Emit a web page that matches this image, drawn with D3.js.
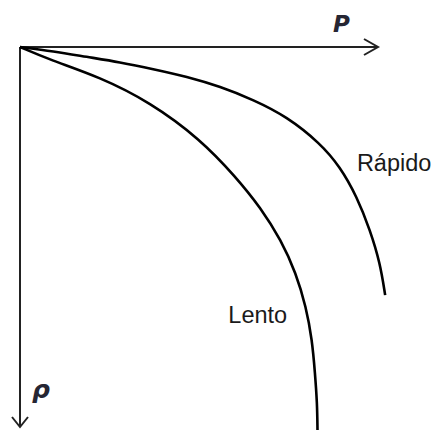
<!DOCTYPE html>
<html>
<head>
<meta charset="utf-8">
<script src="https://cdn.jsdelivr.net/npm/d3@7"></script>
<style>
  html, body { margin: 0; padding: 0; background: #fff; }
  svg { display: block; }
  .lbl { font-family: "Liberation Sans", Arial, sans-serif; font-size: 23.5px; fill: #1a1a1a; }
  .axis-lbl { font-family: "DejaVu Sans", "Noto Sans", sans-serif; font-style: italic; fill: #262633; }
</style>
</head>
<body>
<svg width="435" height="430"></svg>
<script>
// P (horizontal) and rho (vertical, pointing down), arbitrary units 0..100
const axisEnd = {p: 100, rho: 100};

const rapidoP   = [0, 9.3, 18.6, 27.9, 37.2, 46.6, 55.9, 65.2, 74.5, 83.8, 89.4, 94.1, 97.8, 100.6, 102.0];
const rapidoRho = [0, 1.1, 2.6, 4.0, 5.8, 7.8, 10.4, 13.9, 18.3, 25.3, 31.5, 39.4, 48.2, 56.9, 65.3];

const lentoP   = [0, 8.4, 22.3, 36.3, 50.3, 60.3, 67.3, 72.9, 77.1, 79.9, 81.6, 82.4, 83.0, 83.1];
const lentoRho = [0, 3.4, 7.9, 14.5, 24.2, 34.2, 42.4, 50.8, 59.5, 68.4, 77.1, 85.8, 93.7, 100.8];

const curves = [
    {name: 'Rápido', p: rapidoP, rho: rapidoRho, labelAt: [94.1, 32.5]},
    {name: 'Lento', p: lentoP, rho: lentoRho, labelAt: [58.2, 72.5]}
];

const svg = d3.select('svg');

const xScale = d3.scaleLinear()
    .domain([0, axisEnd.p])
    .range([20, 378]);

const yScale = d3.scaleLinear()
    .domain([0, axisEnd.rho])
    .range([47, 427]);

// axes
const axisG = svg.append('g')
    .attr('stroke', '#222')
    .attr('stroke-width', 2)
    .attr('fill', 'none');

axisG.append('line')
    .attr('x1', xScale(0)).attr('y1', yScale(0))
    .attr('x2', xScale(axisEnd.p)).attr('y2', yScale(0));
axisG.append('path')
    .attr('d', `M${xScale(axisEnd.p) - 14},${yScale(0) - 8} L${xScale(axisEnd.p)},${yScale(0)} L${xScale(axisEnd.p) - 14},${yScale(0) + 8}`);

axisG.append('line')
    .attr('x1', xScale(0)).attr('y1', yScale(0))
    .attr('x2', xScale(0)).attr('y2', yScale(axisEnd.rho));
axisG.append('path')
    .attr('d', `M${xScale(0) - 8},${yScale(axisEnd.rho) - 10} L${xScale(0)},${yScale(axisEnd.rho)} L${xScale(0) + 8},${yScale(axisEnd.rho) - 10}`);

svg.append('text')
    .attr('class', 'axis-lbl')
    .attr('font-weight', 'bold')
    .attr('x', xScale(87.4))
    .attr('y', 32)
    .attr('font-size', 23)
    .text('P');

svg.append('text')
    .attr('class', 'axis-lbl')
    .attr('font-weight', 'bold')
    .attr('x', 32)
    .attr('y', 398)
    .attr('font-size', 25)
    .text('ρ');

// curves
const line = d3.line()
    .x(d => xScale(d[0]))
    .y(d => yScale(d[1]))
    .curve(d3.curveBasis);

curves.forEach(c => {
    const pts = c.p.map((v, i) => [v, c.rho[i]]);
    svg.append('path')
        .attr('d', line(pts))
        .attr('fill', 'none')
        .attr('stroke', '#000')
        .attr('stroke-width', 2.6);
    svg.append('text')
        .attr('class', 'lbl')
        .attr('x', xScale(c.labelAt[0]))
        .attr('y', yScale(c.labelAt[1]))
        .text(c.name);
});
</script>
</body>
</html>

● ● ● ● ●

- SET PROBLEM
Skip the images and write out the rest of the listing exactly.

- PROBLEM SOLUTION
Emit a web page that matches this image, drawn with D3.js.
<!DOCTYPE html>
<html>
<head>
<meta charset="utf-8">
<script src="https://cdn.jsdelivr.net/npm/d3@7"></script>
<style>
  html, body { margin: 0; padding: 0; background: #fff; }
  svg { display: block; }
  .lbl { font-family: "Liberation Sans", Arial, sans-serif; font-size: 23.5px; fill: #1a1a1a; }
  .axis-lbl { font-family: "DejaVu Sans", "Noto Sans", sans-serif; font-style: italic; fill: #262633; }
</style>
</head>
<body>
<svg width="435" height="430"></svg>
<script>
// P (horizontal) and rho (vertical, pointing down), arbitrary units 0..100
const axisEnd = {p: 100, rho: 100};

const rapidoP   = [0, 9.3, 18.6, 27.9, 37.2, 46.6, 55.9, 65.2, 74.5, 83.8, 89.4, 94.1, 97.8, 100.6, 102.0];
const rapidoRho = [0, 1.1, 2.6, 4.0, 5.8, 7.8, 10.4, 13.9, 18.3, 25.3, 31.5, 39.4, 48.2, 56.9, 65.3];

const lentoP   = [0, 8.4, 22.3, 36.3, 50.3, 60.3, 67.3, 72.9, 77.1, 79.9, 81.6, 82.4, 83.0, 83.1];
const lentoRho = [0, 3.4, 7.9, 14.5, 24.2, 34.2, 42.4, 50.8, 59.5, 68.4, 77.1, 85.8, 93.7, 100.8];

const curves = [
    {name: 'Rápido', p: rapidoP, rho: rapidoRho, labelAt: [94.1, 32.5]},
    {name: 'Lento', p: lentoP, rho: lentoRho, labelAt: [58.2, 72.5]}
];

const svg = d3.select('svg');

const xScale = d3.scaleLinear()
    .domain([0, axisEnd.p])
    .range([20, 378]);

const yScale = d3.scaleLinear()
    .domain([0, axisEnd.rho])
    .range([47, 427]);

// axes
const axisG = svg.append('g')
    .attr('stroke', '#222')
    .attr('stroke-width', 2)
    .attr('fill', 'none');

axisG.append('line')
    .attr('x1', xScale(0)).attr('y1', yScale(0))
    .attr('x2', xScale(axisEnd.p)).attr('y2', yScale(0));
axisG.append('path')
    .attr('d', `M${xScale(axisEnd.p) - 14},${yScale(0) - 8} L${xScale(axisEnd.p)},${yScale(0)} L${xScale(axisEnd.p) - 14},${yScale(0) + 8}`);

axisG.append('line')
    .attr('x1', xScale(0)).attr('y1', yScale(0))
    .attr('x2', xScale(0)).attr('y2', yScale(axisEnd.rho));
axisG.append('path')
    .attr('d', `M${xScale(0) - 8},${yScale(axisEnd.rho) - 10} L${xScale(0)},${yScale(axisEnd.rho)} L${xScale(0) + 8},${yScale(axisEnd.rho) - 10}`);

svg.append('text')
    .attr('class', 'axis-lbl')
    .attr('font-weight', 'bold')
    .attr('x', xScale(87.4))
    .attr('y', 32)
    .attr('font-size', 23)
    .text('P');

svg.append('text')
    .attr('class', 'axis-lbl')
    .attr('font-weight', 'bold')
    .attr('x', 32)
    .attr('y', 398)
    .attr('font-size', 25)
    .text('ρ');

// curves
const line = d3.line()
    .x(d => xScale(d[0]))
    .y(d => yScale(d[1]))
    .curve(d3.curveBasis);

curves.forEach(c => {
    const pts = c.p.map((v, i) => [v, c.rho[i]]);
    svg.append('path')
        .attr('d', line(pts))
        .attr('fill', 'none')
        .attr('stroke', '#000')
        .attr('stroke-width', 2.6);
    svg.append('text')
        .attr('class', 'lbl')
        .attr('x', xScale(c.labelAt[0]))
        .attr('y', yScale(c.labelAt[1]))
        .text(c.name);
});
</script>
</body>
</html>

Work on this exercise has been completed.